- Input data:

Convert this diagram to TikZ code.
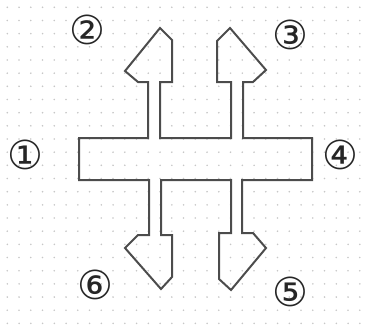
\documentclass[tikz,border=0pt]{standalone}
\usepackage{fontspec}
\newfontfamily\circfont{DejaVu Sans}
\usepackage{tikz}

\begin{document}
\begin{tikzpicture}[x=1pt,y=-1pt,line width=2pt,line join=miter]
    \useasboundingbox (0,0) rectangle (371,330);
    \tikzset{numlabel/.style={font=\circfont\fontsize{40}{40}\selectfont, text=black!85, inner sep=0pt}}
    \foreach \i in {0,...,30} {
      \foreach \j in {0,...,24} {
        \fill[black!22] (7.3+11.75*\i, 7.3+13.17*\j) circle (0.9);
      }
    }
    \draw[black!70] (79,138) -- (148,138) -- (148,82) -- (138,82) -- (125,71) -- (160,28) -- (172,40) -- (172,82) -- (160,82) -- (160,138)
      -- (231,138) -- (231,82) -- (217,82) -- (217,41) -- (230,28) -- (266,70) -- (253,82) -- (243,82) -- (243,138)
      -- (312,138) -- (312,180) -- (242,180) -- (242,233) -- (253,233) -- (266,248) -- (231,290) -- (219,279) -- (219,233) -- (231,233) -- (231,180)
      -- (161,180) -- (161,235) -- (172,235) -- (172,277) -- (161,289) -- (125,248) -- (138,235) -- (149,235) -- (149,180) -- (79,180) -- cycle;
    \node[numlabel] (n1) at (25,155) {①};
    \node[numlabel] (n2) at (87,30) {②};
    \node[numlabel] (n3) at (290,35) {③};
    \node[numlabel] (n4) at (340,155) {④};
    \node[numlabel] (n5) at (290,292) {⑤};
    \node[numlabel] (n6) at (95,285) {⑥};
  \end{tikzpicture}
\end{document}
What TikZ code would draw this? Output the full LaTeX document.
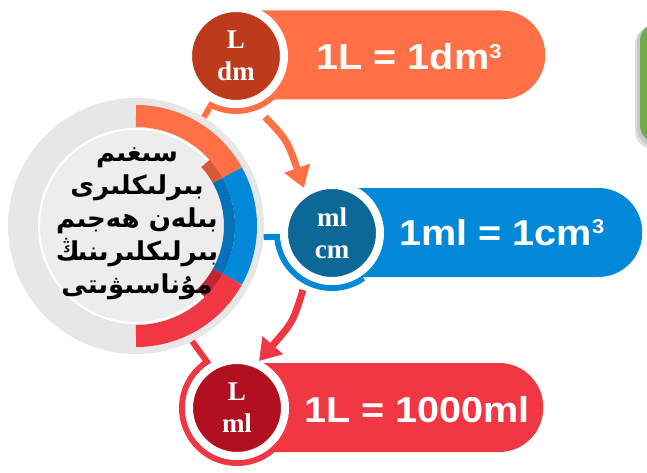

- Written problem:
Gather each line in the entries above where the string "code" is found.

- Task response:
Convert this diagram to TikZ code.
What TikZ code would draw this? Output the full LaTeX document.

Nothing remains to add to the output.